# Show us your show clothes!



## kmdstar (Nov 17, 2009)

My western show outfit last year


----------



## ThatAppy (Jan 5, 2013)

Your horse is gorgeous! You both look great in blue


----------



## GoAppendix (Mar 22, 2012)

^^ Has someone shown you the proper way to hold split reins?


----------



## kmdstar (Nov 17, 2009)

I show that mare using the Morgan breed standard, so I hold the reins as they would in Morgan breed shows. When I ride my APHA mare, I hold the reins 'properly' for APHA breed standard.


----------



## spurstop (Mar 22, 2012)

Unless you have a pair of romel reins, you need to hold split reins properly.

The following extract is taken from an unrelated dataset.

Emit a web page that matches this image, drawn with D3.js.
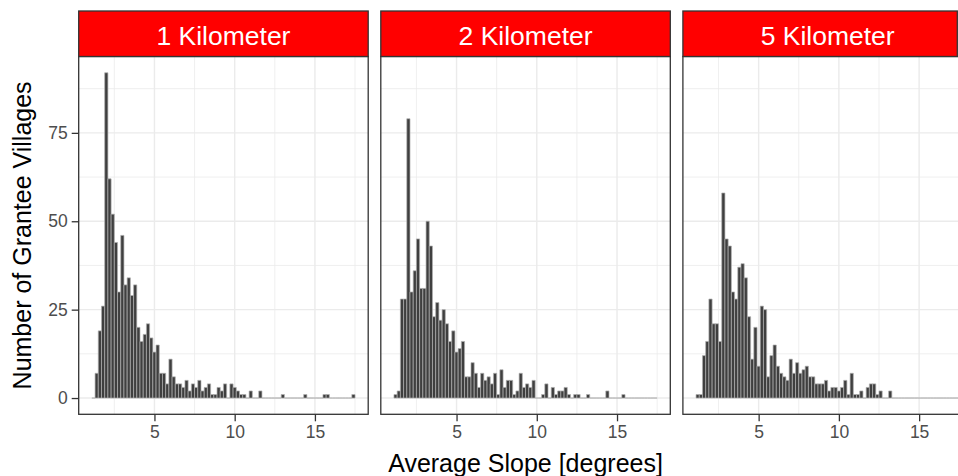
<!DOCTYPE html>
<html>
<head>
<meta charset="utf-8">
<script src="https://cdn.jsdelivr.net/npm/d3@7"></script>
<style>
  body { margin: 0; background: #fff; }
  svg { display: block; font-family: "Liberation Sans", Arial, sans-serif; }
</style>
</head>
<body>
<svg></svg>
<script>
// histogram bins: centres start at 1.2, width 0.2 (shared by all facets)
var binStart = 1.2, binWidth = 0.2;

var facetNames = ["1 Kilometer", "2 Kilometer", "5 Kilometer"];

var counts1km = [0, 7, 19, 26, 92, 62, 52, 44, 30, 46,
  32, 34, 29, 32, 20, 16, 18, 21, 17, 13,
  15, 7, 7, 4, 11, 6, 4, 4, 3, 5,
  2, 4, 3, 5, 2, 3, 4, 1, 1, 3,
  2, 4, 0, 4, 3, 2, 1, 1, 0, 2,
  0, 0, 2, 0, 0, 0, 0, 0, 0, 1,
  0, 0, 0, 0, 0, 0, 1, 0, 0, 0,
  0, 0, 1, 1, 0, 0, 0, 0, 0, 0,
  0, 1];

var counts2km = [1, 2, 28, 28, 79, 30, 36, 45, 31, 31,
  50, 43, 23, 27, 22, 25, 21, 16, 19, 13,
  14, 16, 6, 6, 10, 7, 3, 7, 5, 6,
  4, 7, 1, 8, 3, 5, 5, 1, 2, 7,
  3, 4, 3, 5, 0, 0, 1, 4, 0, 3,
  1, 2, 2, 3, 1, 0, 1, 1, 0, 0,
  1, 0, 0, 0, 0, 0, 2, 0, 0, 0,
  0, 1, 0, 0, 0, 0, 0, 0, 0, 0,
  0, 0];

var counts5km = [1, 1, 12, 16, 28, 21, 21, 16, 58, 45,
  43, 30, 28, 37, 38, 34, 23, 11, 20, 9,
  26, 25, 6, 12, 15, 9, 7, 6, 5, 11,
  7, 10, 7, 8, 9, 6, 6, 4, 4, 4,
  5, 2, 3, 3, 2, 3, 5, 1, 7, 1,
  1, 2, 0, 3, 4, 4, 1, 2, 0, 0,
  2, 0, 0, 0, 0, 0, 0, 0, 0, 0,
  0, 0, 0, 0, 0, 0, 0, 0, 0, 0,
  0, 0];

var xTicks = [5, 10, 15], xMinor = [2.5, 7.5, 12.5, 17.5];
var yTicks = [0, 25, 50, 75], yMinor = [12.5, 37.5, 62.5, 87.5];

var xTitle = "Average Slope [degrees]";
var yTitle = "Number of Grantee Villages";

function toBins(counts) {
  return counts.map(function(c, i) {
    var mid = binStart + i * binWidth;
    return { x0: mid - binWidth / 2, x1: mid + binWidth / 2, count: c };
  });
}

var facets = [counts1km, counts2km, counts5km].map(function(c, i) {
  return { name: facetNames[i], bins: toBins(c) };
});

drawChart(facets);

function drawChart(facets) {
  var svgWidth = 958, svgHeight = 476;
  var panelLeft = 78.7, panelTop = 56.5, panelBottom = 414.3;
  var panelWidth = 289.5, panelGap = 12.6;
  var stripTop = 11;
  var height = panelBottom - panelTop;

  var svg = d3.select("svg")
    .attr("width", svgWidth)
    .attr("height", svgHeight);

  // shared scales with ggplot-like 5% expansion
  var lo = binStart - binWidth / 2;
  var hi = binStart + (counts1km.length - 1) * binWidth + binWidth / 2;
  var padX = (hi - lo) * 0.05;
  var x = d3.scaleLinear().domain([lo - padX, hi + padX]).range([0, panelWidth]);

  var yMax = d3.max(facets, function(f) { return d3.max(f.bins, function(b) { return b.count; }); });
  var y = d3.scaleLinear().domain([-yMax * 0.05, yMax * 1.05]).range([height, 0]);

  facets.forEach(function(f, i) {
    var left = panelLeft + i * (panelWidth + panelGap);
    var g = svg.append("g")
      .attr("transform", "translate(" + left + "," + panelTop + ")");

    // grid
    g.selectAll(".gminx").data(xMinor).enter().append("line")
      .attr("x1", function(d) { return x(d); }).attr("x2", function(d) { return x(d); })
      .attr("y1", 0).attr("y2", height)
      .attr("stroke", "#ebebeb").attr("stroke-width", 0.8);
    g.selectAll(".gminy").data(yMinor).enter().append("line")
      .attr("x1", 0).attr("x2", panelWidth)
      .attr("y1", function(d) { return y(d); }).attr("y2", function(d) { return y(d); })
      .attr("stroke", "#ebebeb").attr("stroke-width", 0.8);
    g.selectAll(".gmajx").data(xTicks).enter().append("line")
      .attr("x1", function(d) { return x(d); }).attr("x2", function(d) { return x(d); })
      .attr("y1", 0).attr("y2", height)
      .attr("stroke", "#ebebeb").attr("stroke-width", 1.4);
    g.selectAll(".gmajy").data(yTicks).enter().append("line")
      .attr("x1", 0).attr("x2", panelWidth)
      .attr("y1", function(d) { return y(d); }).attr("y2", function(d) { return y(d); })
      .attr("stroke", "#ebebeb").attr("stroke-width", 1.4);

    // bars (paths so that empty bins still show their outline)
    g.selectAll(".bar").data(f.bins).enter().append("path")
      .attr("d", function(d) {
        return "M" + x(d.x0) + "," + y(0) + "V" + y(d.count) +
          "H" + x(d.x1) + "V" + y(0) + "Z";
      })
      .attr("fill", "#3f3f3f")
      .attr("stroke", "#b0b0b0")
      .attr("stroke-width", 0.7);

    // x axis
    var xa = g.append("g")
      .attr("transform", "translate(0," + height + ")")
      .call(d3.axisBottom(x).tickValues(xTicks).tickSize(7).tickPadding(4));
    xa.select(".domain").remove();
    xa.selectAll("line").attr("stroke", "#333").attr("stroke-width", 1.3);
    xa.selectAll("text").attr("fill", "#4d4d4d").style("font-size", "17.5px")
      .style("font-family", "'Liberation Sans', Arial, sans-serif");

    if (i === 0) {
      var ya = g.append("g")
        .call(d3.axisLeft(y).tickValues(yTicks).tickSize(7).tickPadding(4));
      ya.select(".domain").remove();
      ya.selectAll("line").attr("stroke", "#333").attr("stroke-width", 1.3);
      ya.selectAll("text").attr("fill", "#4d4d4d").style("font-size", "17.5px")
        .style("font-family", "'Liberation Sans', Arial, sans-serif");
    }

    // panel border
    g.append("rect")
      .attr("width", panelWidth).attr("height", height)
      .attr("fill", "none").attr("stroke", "#333").attr("stroke-width", 1.3);

    // strip
    var stripW = Math.min(panelWidth, svgWidth - 0.7 - left);
    svg.append("rect")
      .attr("x", left).attr("y", stripTop)
      .attr("width", stripW).attr("height", panelTop - stripTop)
      .attr("fill", "#ff0000").attr("stroke", "#333").attr("stroke-width", 1.3);
    svg.append("text")
      .attr("x", left + panelWidth / 2).attr("y", 44.8)
      .attr("text-anchor", "middle")
      .attr("fill", "#fff")
      .style("font-size", "26.5px")
      .text(f.name);
  });

  // axis titles
  var allRight = panelLeft + 3 * panelWidth + 2 * panelGap;
  svg.append("text")
    .attr("x", (panelLeft + allRight) / 2).attr("y", 471.5)
    .attr("text-anchor", "middle")
    .attr("fill", "#000")
    .style("font-size", "25px")
    .text(xTitle);

  svg.append("text")
    .attr("transform", "translate(31," + (panelTop + height / 2) + ")rotate(-90)")
    .attr("text-anchor", "middle")
    .attr("fill", "#000")
    .style("font-size", "25px")
    .text(yTitle);
}
</script>
</body>
</html>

Holding them the way you are should DQ you from the class.


----------



## GoAppendix (Mar 22, 2012)

Using equipment properly isn't a matter of breed standards.


----------



## Muppetgirl (Sep 16, 2012)

GoAppendix said:


> Using equipment properly isn't a matter of breed standards.


Um.....why may I ask are you getting your knickers in a bunch about how she is holding her reins? This thread is about show clothes, not 'How to properly hold split reins' ...... Sheesh lighten up, if you want to critique someone like that then go to the critiquing forum, there's plenty to 'correct' over there. You were out of line and being rude.


----------



## Muppetgirl (Sep 16, 2012)

Oh....and I do believe that there is a rule in Morgan classes that YOU DONOT have to have a finger between the reins......perhaps someone more experienced in Morgan showing can elaborate?


----------



## Muppetgirl (Sep 16, 2012)

Please read......page 36 'use of reins'......
Use of Reins is an area that often is difficult to assess, but needs your attention. Only one hand may be used on reins and hands must not be changed except to negotiate an obstacle in a Trail Horse class. *Hand to be around reins. When end of split rein falls on the side of the reining hand, one finger between reins is permitted*. When using romal or when end of split reins are held in hand not used for reining, no finger between reins is allowed. Rider may hold romal or end of split reins to keep them from swing- ing and to adjust the position of the reins provided it is held at least 16" from the reining hand. Riders may use both hands on the reins of a hackamore or snaffle bit horse and both hands must be visible to the judge.
http://www.morganhorse.com/upload/photos/1828Judges_Handbook_2011.pdf

An apology might be in order......


----------



## kmdstar (Nov 17, 2009)

LOL seriously, I'm so glad I posted a picture of me in my show clothes (do note that is what this thread is about) and every response was about how I'm holding my reins. She is not a pleasure horse, has a very high headset and I'm not about to let the rein excess be swinging around her legs. Let a judge DQ me, but that's how I'm riding THAT mare. End of story. Thanks for caring so much. :wink:


----------



## faye (Oct 13, 2010)

This is me showing Ridden:








and Inhand


----------



## minstrel (Mar 20, 2012)

Here's my ridden show outfit... it's what I wear for my dressage and show jumping phase of eventing too.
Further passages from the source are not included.